Ao tomar conhecimento dos documentos, o governo partiu para a mistificação. O Itamaraty informou que pedirá aos Estados Unidos o envio de todos os arquivos produzidos pela CIA sobre a ditadura, como se uma agência secreta tivesse essa obrigação. As Forças Armadas, por sua vez, declararam que é impossível comprovar a veracidade dos fatos narrados pela CIA porque todos os documentos do período foram destruídos “de acordo com as normas existentes à época”. O único a defender a política de assassinatos foi o saudosista do regime e pré-candidato à Presidência Jair Bolsonaro. Ele disse que os documentos foram divulgados para atrapalhar sua candidatura (esqueceu-se de que estavam à disposição do público desde 2015) e minimizou as execuções sumárias nos seguintes termos: “Quem nunca deu um tapa no bumbum do filho e depois se arrependeu? Acontece”.

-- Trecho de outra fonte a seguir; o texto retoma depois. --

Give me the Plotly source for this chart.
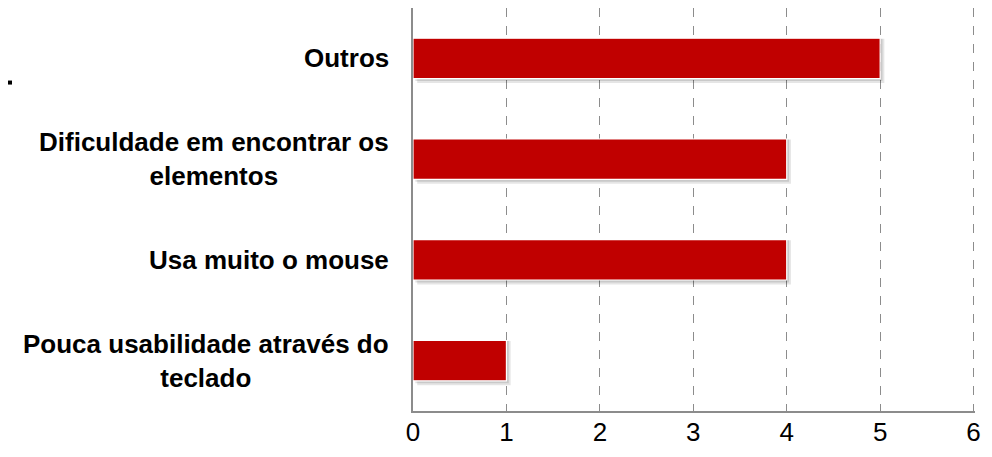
import plotly.graph_objects as go

# data (top to bottom as in the chart)
categories = [
    'Outros',
    'Dificuldade em encontrar os<br>elementos',
    'Usa muito o mouse',
    'Pouca usabilidade através do<br>teclado',
]
values = [5, 4, 4, 1]
x_ticks = [0, 1, 2, 3, 4, 5, 6]

bar_color = '#C00000'
grid_color = '#8C8C8C'
font_family = 'Arial, Liberation Sans, sans-serif'

fig = go.Figure()

# soft drop shadow under each bar (two faint layers)
for shade, off, wd, shift in [('rgba(0,0,0,0.10)', -0.245, 0.44, 0.045),
                              ('rgba(0,0,0,0.12)', -0.225, 0.42, 0.025)]:
    fig.add_trace(go.Bar(
        x=values,
        y=categories,
        orientation='h',
        base=shift,
        width=wd,
        offset=off,
        marker=dict(color=shade, line=dict(width=0)),
        hoverinfo='skip',
        showlegend=False,
    ))

# main bars
fig.add_trace(go.Bar(
    x=values,
    y=categories,
    orientation='h',
    width=0.4,
    marker=dict(color=bar_color, line=dict(color='white', width=1.2)),
    showlegend=False,
))

# category labels as centred annotations
for cat in categories:
    fig.add_annotation(
        x=0, xref='paper', y=cat, yref='y',
        text=cat, showarrow=False,
        xanchor='right', yanchor='middle', xshift=-22,
        align='center',
        font=dict(family=font_family, size=26, color='black', weight='bold'),
    )

# small stray mark at the left edge
fig.add_shape(type='rect', xref='paper', yref='paper',
              x0=-0.7206, x1=-0.7135, y0=0.81, y1=0.82,
              fillcolor='black', line=dict(width=0))

fig.update_layout(
    width=984, height=441,
    margin=dict(l=405, r=17, t=0, b=38),
    plot_bgcolor='white',
    paper_bgcolor='white',
    barmode='overlay',
    font=dict(family=font_family, color='black'),
)

fig.update_xaxes(
    range=[0, 6.015],
    tickvals=x_ticks,
    ticks='',
    ticklabelstandoff=-3,
    tickfont=dict(size=26, color='black'),
    showgrid=True, gridcolor=grid_color, griddash='dash', gridwidth=1.3,
    showline=True, linecolor=grid_color, linewidth=1.5,
    zeroline=False,
    automargin=False,
)
fig.update_yaxes(
    categoryorder='array',
    categoryarray=categories[::-1],
    showticklabels=False,
    ticks='',
    showgrid=False,
    showline=True, linecolor=grid_color, linewidth=1.5,
    zeroline=False,
    automargin=False,
)

fig.write_html('out.html')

A revelação ocorre num momento particularmente sensível, em que setores da sociedade brasileira julgam que um golpe militar e a volta da ditadura podem ser uma boa solução para o país. Em sua coluna, publicada nos principais jornais do país, Elio Gaspari fez um lembrete oportuno: “Para as vivandeiras e napoleões de hospício de hoje, o documento da CIA ensina que na ditadura praticaram-se crimes, e aquilo que pretendia ser ordem era uma enorme bagunça”.